5 tips for managing bipolar disorder in the workplace 

If you or somebody that you love is struggling with bipolar disorder, then chances are you are aware of just how much this can impact daily life, including at work.

We’ve compiled a list of our top tips for managing bipolar disorder in the workplace to help those having a difficult time. 

What is Bipolar?

Bipolar is a mental health condition that impacts an individual’s mood, resulting in extreme mood swings. 

These mood swings range from mania (high moods) to severe depression (low moods). 

Before being called bipolar disorder, this disorder used to be known as manic depression.

Bipolar disorder is not uncommon, affecting one in every fifty Australians. 

Most people develop bipolar disorders during their teenage years or early adulthood, but they can also develop later in life.

Symptoms of bipolar disorder can affect one’s feelings, thoughts, and behaviour. 

Mood episodes have a significant impact on many people’s lives daily. 

Having extreme highs or depression can make it challenging to maintain relationships, take care of yourself, work, and engage in social activities. 

Therefore, getting help is essential if mood changes affect your daily life.

What are the symptoms of bipolar?

Each case of bipolar may present differently but generally speaking, the symptoms of bipolar can be split into two categories. 

Those two categories are depressive symptoms and mania symptoms. 

Depressive symptoms may include:

  • Having a bad mood, feeling down, or feeling hopeless
  • Low energy
  • Lacking motivation
  • Loss of interest in previously enjoyable activities
  • Memory or concentration problems
  • A feeling of worthlessness or self-hatred
  • Excessive or insufficient appetite
  • Finding it difficult to sleep or sleeping too much
  • Suicidal thoughts or behaviours

Mania symptoms may include:

  • A feeling of extreme happiness or elation
  • Feeling very energetic
  • Fast-talking
  • A racing mind
  • Being full of exciting new ideas
  • Sleeping poorly
  • Not eating
  • Quickly becoming irritated or agitated
  • Concentration or focus problems
  • Making rash or risky decisions
  • Ignoring the consequences of big decisions
  • Spending a lot of money, gambling or consuming a lot of alcohol and drugs that you wouldn’t normally do

Tips for managing bipolar disorder in the workplace 

Aim for stable and regular hours 

Many people with bipolar disorders are attracted to project-oriented careers, where they are very busy for short periods of time. On the face of it, this makes sense as it fits in with the pace of the mental disorder. However, it provides too much chaos to the workplace in the long run and opting for consistent hours, and a regular work schedule is a far more manageable choice. Full-time hours can be too much for some people suffering from bipolar; if this is the case for you, consider taking on a part-time role with regular days or opting for a work-from-home option for some of your allocated work days. 

Make sure to take breaks 

Taking a break when feeling overwhelmed is a good idea for anyone, particularly those with bipolar disorders. It would be particularly beneficial if your workplace had break spaces and was close to outdoor areas where you could step into nature and take a moment to regenerate.
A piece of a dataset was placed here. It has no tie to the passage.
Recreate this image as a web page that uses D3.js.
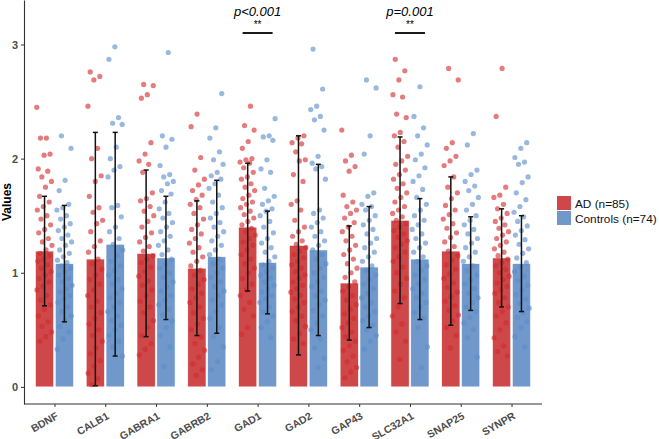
<!DOCTYPE html>
<html lang="en">
<head>
  <meta charset="UTF-8">
  <title>AD vs Controls</title>
  <script src="https://d3js.org/d3.v7.min.js"></script>
  <style>
    body { margin: 0; padding: 0; background: #fff; font-family: "Liberation Sans", Arial, sans-serif; }
    svg { display: block; }
  </style>
</head>
<body>
  <svg id="chart" width="659" height="439"></svg>
  <script>
    const genes = ["BDNF", "CALB1", "GABRA1", "GABRB2", "GAD1", "GAD2", "GAP43", "SLC32A1", "SNAP25", "SYNPR"];
    const groups = ["AD (n=85)", "Controls (n=74)"];
    const yTicks = [0, 1, 2, 3];

    const meanAD   = [1.19, 1.12, 1.17, 1.04, 1.40, 1.24, 0.91, 1.46, 1.19, 1.13];
    const sdAD     = [0.48, 1.11, 0.73, 0.59, 0.56, 0.96, 0.50, 0.73, 0.65, 0.43];
    const meanCtrl = [1.08, 1.25, 1.13, 1.14, 1.09, 1.20, 1.05, 1.12, 1.08, 1.08];
    const sdCtrl   = [0.51, 0.98, 0.54, 0.67, 0.45, 0.75, 0.53, 0.53, 0.41, 0.42];

    const pointsAD = [
      [2.45,2.18,2.18,2.04,2.03,1.91,1.89,1.84,1.80,1.75,1.67,1.62,1.58,1.55,1.50,1.47,1.42,1.38,1.35,1.30,1.27,1.24,1.20,1.17,1.15,1.12,1.10,1.07,1.04,1.01,0.98,0.95,0.92,0.88,0.85,0.80,0.76,0.72,0.68,0.62,0.57,0.53,0.48,0.44,0.40],
      [2.76,2.72,2.69,2.46,2.09,2.00,1.85,1.80,1.67,1.57,1.53,1.46,1.43,1.36,1.28,1.23,1.18,1.12,1.08,1.03,0.98,0.94,0.90,0.85,0.80,0.75,0.70,0.65,0.60,0.55,0.50,0.45,0.40,0.34,0.29,0.23,0.18,0.12,0.07,0.02],
      [2.65,2.64,2.56,2.53,2.14,2.04,1.98,1.95,1.88,1.70,1.65,1.63,1.58,1.54,1.50,1.45,1.40,1.35,1.31,1.27,1.23,1.19,1.15,1.12,1.09,1.05,1.01,0.97,0.93,0.89,0.85,0.80,0.75,0.70,0.65,0.58,0.52,0.45,0.38,0.33,0.28],
      [2.39,2.28,2.01,1.90,1.82,1.77,1.72,1.68,1.64,1.60,1.57,1.52,1.47,1.42,1.38,1.34,1.30,1.26,1.22,1.18,1.14,1.10,1.06,1.02,0.98,0.94,0.90,0.86,0.82,0.78,0.74,0.70,0.65,0.60,0.55,0.50,0.44,0.38,0.32,0.26,0.20,0.15,0.10],
      [2.46,2.29,2.25,2.15,2.09,2.00,1.99,1.97,1.96,1.92,1.88,1.84,1.82,1.78,1.75,1.72,1.68,1.65,1.62,1.60,1.57,1.54,1.51,1.48,1.45,1.42,1.39,1.36,1.33,1.30,1.27,1.24,1.20,1.16,1.12,1.08,1.04,1.00,0.95,0.90,0.85,0.80,0.74,0.68,0.62,0.52,0.46],
      [2.20,2.18,2.14,2.13,2.06,1.99,1.98,1.86,1.80,1.63,1.60,1.55,1.46,1.40,1.36,1.32,1.28,1.25,1.22,1.19,1.16,1.13,1.10,1.07,1.04,1.01,0.98,0.95,0.92,0.89,0.86,0.83,0.80,0.77,0.74,0.70,0.66,0.62,0.58,0.53,0.47,0.42,0.38],
      [2.25,2.03,1.98,1.93,1.89,1.68,1.62,1.58,1.55,1.52,1.48,1.44,1.40,1.36,1.32,1.28,1.24,1.20,1.16,1.12,1.08,1.04,1.00,0.96,0.92,0.88,0.84,0.80,0.76,0.72,0.68,0.64,0.60,0.56,0.52,0.48,0.44,0.40,0.36,0.32,0.27,0.22,0.17,0.13,0.08],
      [2.87,2.77,2.69,2.56,2.54,2.39,2.36,2.23,2.20,2.15,2.10,2.02,1.98,1.95,1.90,1.86,1.82,1.78,1.74,1.70,1.66,1.62,1.58,1.55,1.52,1.49,1.46,1.43,1.40,1.37,1.34,1.31,1.28,1.25,1.22,1.18,1.14,1.10,1.05,1.00,0.95,0.90,0.84,0.78,0.70,0.62,0.55,0.48,0.40,0.24],
      [2.79,2.69,2.14,2.09,2.02,1.98,1.94,1.84,1.75,1.70,1.65,1.59,1.55,1.51,1.47,1.43,1.39,1.35,1.31,1.27,1.23,1.19,1.15,1.11,1.07,1.03,0.99,0.95,0.91,0.87,0.83,0.79,0.75,0.71,0.67,0.63,0.58,0.52,0.45,0.34],
      [2.79,2.37,1.75,1.68,1.66,1.60,1.56,1.52,1.48,1.45,1.42,1.39,1.36,1.33,1.30,1.27,1.24,1.21,1.18,1.15,1.12,1.09,1.06,1.03,1.00,0.97,0.94,0.91,0.88,0.85,0.82,0.78,0.74,0.70,0.66,0.62,0.56,0.50,0.43,0.36,0.31,0.27]
    ];

    const pointsCtrl = [
      [2.20,2.09,1.81,1.72,1.60,1.57,1.55,1.50,1.47,1.43,1.40,1.37,1.33,1.30,1.27,1.24,1.20,1.17,1.14,1.11,1.09,1.06,1.04,1.01,0.98,0.95,0.92,0.89,0.86,0.83,0.80,0.77,0.74,0.70,0.66,0.62,0.58,0.53,0.48,0.42,0.33],
      [2.98,2.87,2.36,2.31,2.30,2.10,2.00,1.93,1.90,1.84,1.59,1.57,1.49,1.40,1.36,1.30,1.25,1.20,1.15,1.10,1.06,1.02,0.98,0.94,0.90,0.86,0.82,0.78,0.74,0.70,0.66,0.62,0.58,0.54,0.50,0.45,0.40,0.35,0.27],
      [2.93,2.20,2.17,2.10,1.94,1.86,1.84,1.80,1.78,1.72,1.69,1.62,1.56,1.52,1.48,1.44,1.40,1.36,1.32,1.28,1.24,1.20,1.16,1.12,1.08,1.04,1.00,0.96,0.92,0.88,0.84,0.80,0.76,0.72,0.68,0.63,0.58,0.52,0.45,0.35,0.18],
      [2.57,2.27,2.18,2.06,1.99,1.95,1.88,1.85,1.82,1.78,1.74,1.68,1.62,1.57,1.52,1.48,1.44,1.40,1.36,1.32,1.28,1.24,1.20,1.16,1.12,1.08,1.04,1.00,0.96,0.92,0.88,0.84,0.80,0.76,0.72,0.66,0.60,0.52,0.44,0.35,0.22,0.15],
      [2.35,2.20,2.19,2.16,1.99,1.91,1.88,1.74,1.67,1.63,1.60,1.56,1.54,1.50,1.45,1.40,1.35,1.30,1.26,1.22,1.18,1.14,1.10,1.07,1.04,1.01,0.98,0.95,0.92,0.89,0.86,0.83,0.80,0.77,0.74,0.70,0.66,0.62,0.57,0.52,0.43],
      [2.96,2.61,2.46,2.43,2.37,2.34,2.25,2.02,1.96,1.93,1.91,1.82,1.55,1.52,1.48,1.44,1.40,1.36,1.32,1.28,1.24,1.20,1.16,1.12,1.08,1.04,1.00,0.96,0.92,0.88,0.84,0.80,0.76,0.72,0.67,0.62,0.56,0.50,0.42,0.34,0.25,0.17],
      [2.69,2.62,2.20,2.04,1.70,1.67,1.60,1.58,1.55,1.50,1.46,1.42,1.38,1.34,1.30,1.26,1.22,1.18,1.14,1.10,1.06,1.02,0.98,0.94,0.90,0.86,0.82,0.78,0.74,0.70,0.66,0.62,0.58,0.54,0.50,0.45,0.40,0.33],
      [2.63,2.37,2.27,2.20,2.12,2.04,1.99,1.92,1.85,1.80,1.73,1.66,1.60,1.55,1.50,1.46,1.42,1.38,1.34,1.30,1.26,1.22,1.18,1.14,1.10,1.06,1.02,0.98,0.94,0.90,0.86,0.82,0.78,0.74,0.70,0.65,0.60,0.52,0.35,0.17],
      [2.22,2.12,1.90,1.86,1.80,1.76,1.72,1.66,1.60,1.55,1.50,1.46,1.42,1.38,1.34,1.30,1.26,1.22,1.18,1.14,1.10,1.06,1.02,0.98,0.94,0.90,0.86,0.82,0.78,0.74,0.70,0.66,0.61,0.56,0.50,0.43,0.26],
      [2.14,2.09,2.01,1.97,1.95,1.84,1.79,1.70,1.64,1.58,1.53,1.49,1.45,1.41,1.37,1.33,1.29,1.25,1.21,1.17,1.13,1.09,1.05,1.01,0.97,0.93,0.89,0.85,0.81,0.77,0.73,0.69,0.65,0.61,0.57,0.52,0.44,0.35]
    ];

    // significance brackets
    const sigGenes = ["GAD1", "SLC32A1"];
    const sigLabels = ["p<0.001", "p=0.001"];
    const sigStars = ["**", "**"];

    const barColors = ["#CE4749", "#7098CA"];
    const pointColors = ["#D42A2C", "#5B8CCB"];

    const svg = d3.select("#chart");
    const plotL = 24, plotR = 542, plotT = 0, plotB = 404;

    // ggplot-like discrete axis: 0.6 units expansion each side
    const step = (plotR - plotL) / (genes.length - 1 + 1.2);
    const xc = d3.scalePoint().domain(genes)
      .range([plotL + step * 0.6, plotR - step * 0.6]);
    const xg = d3.scaleBand().domain(groups).range([-step * 0.375, step * 0.375]).paddingInner(0.08);

    const y = d3.scaleLinear().domain([-0.15, 3.39]).range([plotB, plotT]);

    const rows = [];
    genes.forEach((g, i) => {
      rows.push({ gene: g, gi: i, grp: 0, mean: meanAD[i], sd: sdAD[i], pts: pointsAD[i] });
      rows.push({ gene: g, gi: i, grp: 1, mean: meanCtrl[i], sd: sdCtrl[i], pts: pointsCtrl[i] });
    });

    const bx = d => xc(d.gene) + xg(groups[d.grp]);
    const bw = xg.bandwidth();

    // bars
    svg.append("g").selectAll("rect")
      .data(rows).enter().append("rect")
      .attr("x", bx)
      .attr("width", bw)
      .attr("y", d => y(d.mean))
      .attr("height", d => y(0) - y(d.mean))
      .attr("fill", d => barColors[d.grp])
      .attr("stroke", "#fff")
      .attr("stroke-width", 0.6);

    // jittered points
    const pts = [];
    rows.forEach(r => {
      r.pts.forEach((v, j) => {
        const off = ((j * 0.618034 + r.grp * 0.31 + r.gi * 0.17) % 1) - 0.5;
        pts.push({ x: bx(r) + bw / 2 + off * bw * 0.85, v, grp: r.grp });
      });
    });
    svg.append("g").selectAll("circle")
      .data(pts).enter().append("circle")
      .attr("cx", d => d.x)
      .attr("cy", d => y(d.v))
      .attr("r", 2.6)
      .attr("fill", d => pointColors[d.grp])
      .attr("fill-opacity", 0.62);

    // error bars (mean ± SD)
    const eb = svg.append("g").attr("stroke", "#111").attr("stroke-width", 1.5);
    rows.forEach(r => {
      const c = bx(r) + bw / 2;
      const lo = Math.max(0, r.mean - r.sd), hi = r.mean + r.sd;
      eb.append("line").attr("x1", c).attr("x2", c).attr("y1", y(lo)).attr("y2", y(hi));
      eb.append("line").attr("x1", c - 2.5).attr("x2", c + 2.5).attr("y1", y(lo)).attr("y2", y(lo));
      eb.append("line").attr("x1", c - 2.5).attr("x2", c + 2.5).attr("y1", y(hi)).attr("y2", y(hi));
    });

    // axes
    const gy = svg.append("g").attr("transform", `translate(${plotL},0)`)
      .call(d3.axisLeft(y).tickValues(yTicks).tickFormat(d3.format("d")).tickSize(3).tickSizeOuter(0));
    gy.select(".domain").attr("stroke", "#333").attr("stroke-width", 1.1);
    gy.selectAll(".tick line").attr("stroke", "#333");
    gy.selectAll("text").attr("font-size", 11).attr("fill", "#4d4d4d").attr("font-weight", "bold");

    const gx = svg.append("g").attr("transform", `translate(0,${plotB})`)
      .call(d3.axisBottom(xc).tickSize(3).tickSizeOuter(0));
    gx.select(".domain").remove();
    gx.append("line").attr("x1", plotL).attr("x2", plotR).attr("stroke", "#333").attr("stroke-width", 1.1);
    gx.selectAll(".tick line").attr("stroke", "#333");
    gx.selectAll(".tick text")
      .attr("font-size", 10.5).attr("font-weight", "bold").attr("fill", "#4d4d4d")
      .attr("text-anchor", "end")
      .attr("dy", null).attr("y", 0)
      .attr("transform", "translate(4,14) rotate(-30)");

    svg.append("text")
      .attr("transform", `translate(11,${(plotT + plotB) / 2}) rotate(-90)`)
      .attr("text-anchor", "middle")
      .attr("font-size", 12).attr("font-weight", "bold")
      .text("Values");

    // significance
    sigGenes.forEach((g, i) => {
      const c = xc(g);
      svg.append("line").attr("x1", c - 15).attr("x2", c + 15).attr("y1", 33).attr("y2", 33)
        .attr("stroke", "#000").attr("stroke-width", 1.8);
      svg.append("text").attr("x", c).attr("y", 28).attr("text-anchor", "middle")
        .attr("font-size", 10).text(sigStars[i]);
      svg.append("text").attr("x", c).attr("y", 16).attr("text-anchor", "middle")
        .attr("font-size", 13).attr("font-style", "italic").text(sigLabels[i]);
    });

    // legend
    const lg = svg.append("g").attr("transform", "translate(557,196)");
    groups.forEach((g, i) => {
      lg.append("rect").attr("x", 0).attr("y", i * 15).attr("width", 14).attr("height", 14)
        .attr("fill", barColors[i]);
      lg.append("text").attr("x", 18).attr("y", i * 15 + 11.5)
        .attr("font-size", 11.8).attr("fill", "#111").text(g);
    });
  </script>
</body>
</html>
It’s also a good idea to move around on your breaks, take a walk or take the stairs instead of the elevator. 

Have an open conversation with management 

It can benefit your company and you to talk to your HR and management team about living with bipolar disorder. This will allow the company to understand your behaviour, needs and expectations regarding your disorder. This is especially true during difficult times at work. In addition, a transparent relationship with your manager can help them support your mental health. If you don’t feel comfortable directly communicating with your manager, you may be able to request an HR meeting for this discussion instead.

Take your medications as prescribed.

Many people who have bipolar disorders are tempted to stop taking their medication when they are experiencing mania. This is often because they find themselves more productive in the workplace, full of ideas and energy. It is, however, important to always take your medications as prescribed; mania will lead to depression. 

Make sure you are getting support. 

To manage your health and overcome any challenges you might be facing, various supports and services are available. Among them are:

  • Mental health helplines – you can speak to a counsellor over the phone or via the internet.
  • Support groups – connect with other people who have similar experiences through support groups. Find out if there are any support groups in your area by asking your doctor.
  • The Disability Employment Services program – funded by the government, it helps people with an injury, illness, or disability find jobs, including those with bipolar disorder. A professional agency can assist you in finding meaningful employment and thriving at work.

If you are in a role that is not working for you, it may be a good idea to consider a new role.

Many workplaces can make reasonable adjustments for your disorder, and there’s no reason to put yourself through too much difficulty trying to work in a place that isn’t suited to your needs.

Professional agencies that provide disability employment services can help you find a role best suited to you and your needs.